++++ Information supplied
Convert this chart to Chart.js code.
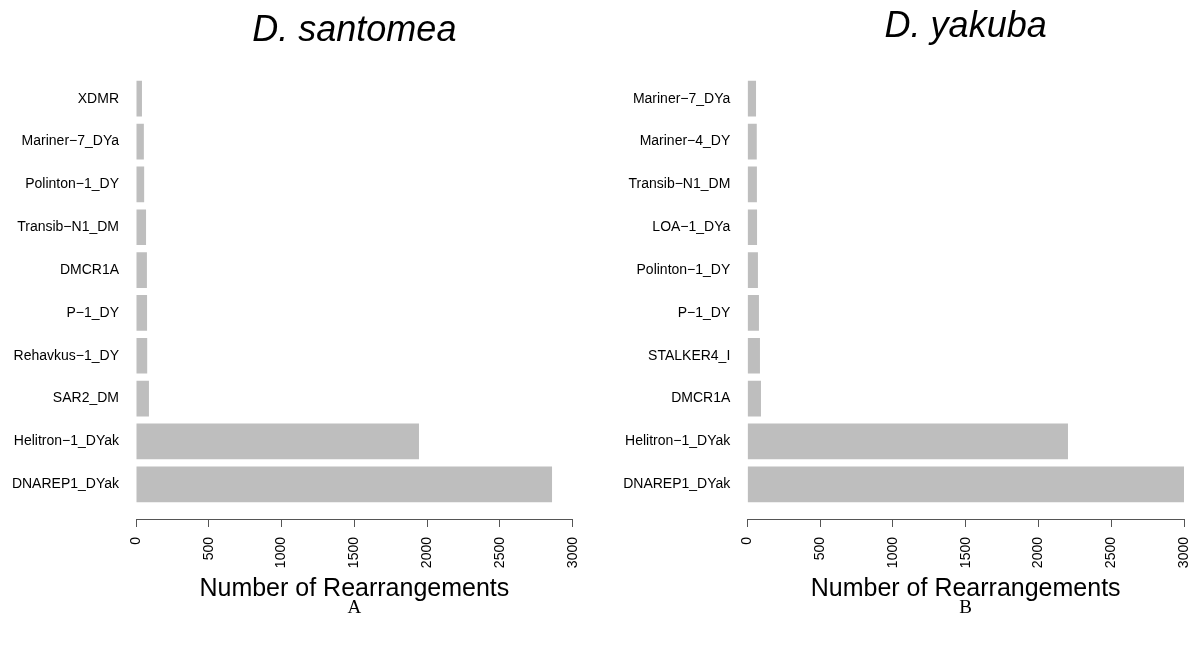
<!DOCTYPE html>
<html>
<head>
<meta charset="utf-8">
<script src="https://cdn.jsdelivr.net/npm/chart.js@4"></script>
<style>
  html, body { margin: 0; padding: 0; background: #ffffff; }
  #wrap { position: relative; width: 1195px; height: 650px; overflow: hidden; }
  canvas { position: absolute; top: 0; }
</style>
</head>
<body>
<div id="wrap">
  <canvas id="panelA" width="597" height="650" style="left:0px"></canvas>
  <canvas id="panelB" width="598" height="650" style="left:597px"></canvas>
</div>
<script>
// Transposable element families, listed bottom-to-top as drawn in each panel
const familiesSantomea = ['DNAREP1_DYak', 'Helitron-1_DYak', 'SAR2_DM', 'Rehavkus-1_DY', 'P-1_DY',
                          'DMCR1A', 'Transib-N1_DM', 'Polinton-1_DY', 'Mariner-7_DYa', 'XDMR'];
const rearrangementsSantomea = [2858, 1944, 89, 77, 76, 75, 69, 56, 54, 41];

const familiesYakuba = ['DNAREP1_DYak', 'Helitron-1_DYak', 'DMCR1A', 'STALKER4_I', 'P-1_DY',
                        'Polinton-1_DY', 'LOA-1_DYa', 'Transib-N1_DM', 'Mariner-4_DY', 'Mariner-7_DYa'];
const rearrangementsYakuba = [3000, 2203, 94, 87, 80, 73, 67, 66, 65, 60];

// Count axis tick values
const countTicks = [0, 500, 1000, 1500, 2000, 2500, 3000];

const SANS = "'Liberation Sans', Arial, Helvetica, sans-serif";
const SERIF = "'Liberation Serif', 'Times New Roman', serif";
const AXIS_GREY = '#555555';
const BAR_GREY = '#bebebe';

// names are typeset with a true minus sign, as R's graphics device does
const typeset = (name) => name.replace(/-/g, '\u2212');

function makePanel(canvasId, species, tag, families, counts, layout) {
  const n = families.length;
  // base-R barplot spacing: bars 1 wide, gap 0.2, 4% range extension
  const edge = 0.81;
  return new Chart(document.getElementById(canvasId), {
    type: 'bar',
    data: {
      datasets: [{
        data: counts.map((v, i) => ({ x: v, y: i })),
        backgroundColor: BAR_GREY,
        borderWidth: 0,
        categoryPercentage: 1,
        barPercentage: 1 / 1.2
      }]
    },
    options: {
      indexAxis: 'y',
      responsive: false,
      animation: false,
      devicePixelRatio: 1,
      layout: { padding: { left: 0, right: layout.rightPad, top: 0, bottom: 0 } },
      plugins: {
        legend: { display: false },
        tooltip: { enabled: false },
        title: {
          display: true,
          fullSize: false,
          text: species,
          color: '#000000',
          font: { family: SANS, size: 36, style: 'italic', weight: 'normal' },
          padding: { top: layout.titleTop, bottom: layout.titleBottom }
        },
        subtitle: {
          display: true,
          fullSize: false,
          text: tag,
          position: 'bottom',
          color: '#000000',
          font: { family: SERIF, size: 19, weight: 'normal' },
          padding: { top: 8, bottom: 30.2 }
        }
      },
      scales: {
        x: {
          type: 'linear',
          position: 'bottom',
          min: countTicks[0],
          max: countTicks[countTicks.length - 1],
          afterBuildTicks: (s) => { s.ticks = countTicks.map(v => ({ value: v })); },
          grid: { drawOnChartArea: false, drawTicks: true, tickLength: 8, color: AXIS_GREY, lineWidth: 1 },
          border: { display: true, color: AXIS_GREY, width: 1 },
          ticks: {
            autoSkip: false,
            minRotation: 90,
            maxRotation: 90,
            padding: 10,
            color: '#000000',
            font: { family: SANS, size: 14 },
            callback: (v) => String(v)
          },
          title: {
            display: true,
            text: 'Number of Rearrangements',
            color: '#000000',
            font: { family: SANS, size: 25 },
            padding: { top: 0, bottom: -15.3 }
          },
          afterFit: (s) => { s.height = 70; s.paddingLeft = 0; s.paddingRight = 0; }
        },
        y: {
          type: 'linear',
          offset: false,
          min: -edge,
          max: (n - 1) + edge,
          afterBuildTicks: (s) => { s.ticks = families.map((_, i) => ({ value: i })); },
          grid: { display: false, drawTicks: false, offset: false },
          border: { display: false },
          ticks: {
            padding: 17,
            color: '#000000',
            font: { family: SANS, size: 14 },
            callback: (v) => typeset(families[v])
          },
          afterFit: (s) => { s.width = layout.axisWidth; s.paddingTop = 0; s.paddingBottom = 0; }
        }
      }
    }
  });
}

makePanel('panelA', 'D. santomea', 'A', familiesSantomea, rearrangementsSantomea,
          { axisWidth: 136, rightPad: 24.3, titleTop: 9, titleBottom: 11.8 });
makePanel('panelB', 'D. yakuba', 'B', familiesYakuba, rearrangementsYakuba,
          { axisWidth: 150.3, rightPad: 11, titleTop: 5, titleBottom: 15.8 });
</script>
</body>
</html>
++++++++
| What is required |
From the top of the listing above, repeat each line exactly until you reach the line containing "56, 54, 41];", and repeat that one too. Leave the pictures out.

| Correct answer |
Convert this chart to Chart.js code.
<!DOCTYPE html>
<html>
<head>
<meta charset="utf-8">
<script src="https://cdn.jsdelivr.net/npm/chart.js@4"></script>
<style>
  html, body { margin: 0; padding: 0; background: #ffffff; }
  #wrap { position: relative; width: 1195px; height: 650px; overflow: hidden; }
  canvas { position: absolute; top: 0; }
</style>
</head>
<body>
<div id="wrap">
  <canvas id="panelA" width="597" height="650" style="left:0px"></canvas>
  <canvas id="panelB" width="598" height="650" style="left:597px"></canvas>
</div>
<script>
// Transposable element families, listed bottom-to-top as drawn in each panel
const familiesSantomea = ['DNAREP1_DYak', 'Helitron-1_DYak', 'SAR2_DM', 'Rehavkus-1_DY', 'P-1_DY',
                          'DMCR1A', 'Transib-N1_DM', 'Polinton-1_DY', 'Mariner-7_DYa', 'XDMR'];
const rearrangementsSantomea = [2858, 1944, 89, 77, 76, 75, 69, 56, 54, 41];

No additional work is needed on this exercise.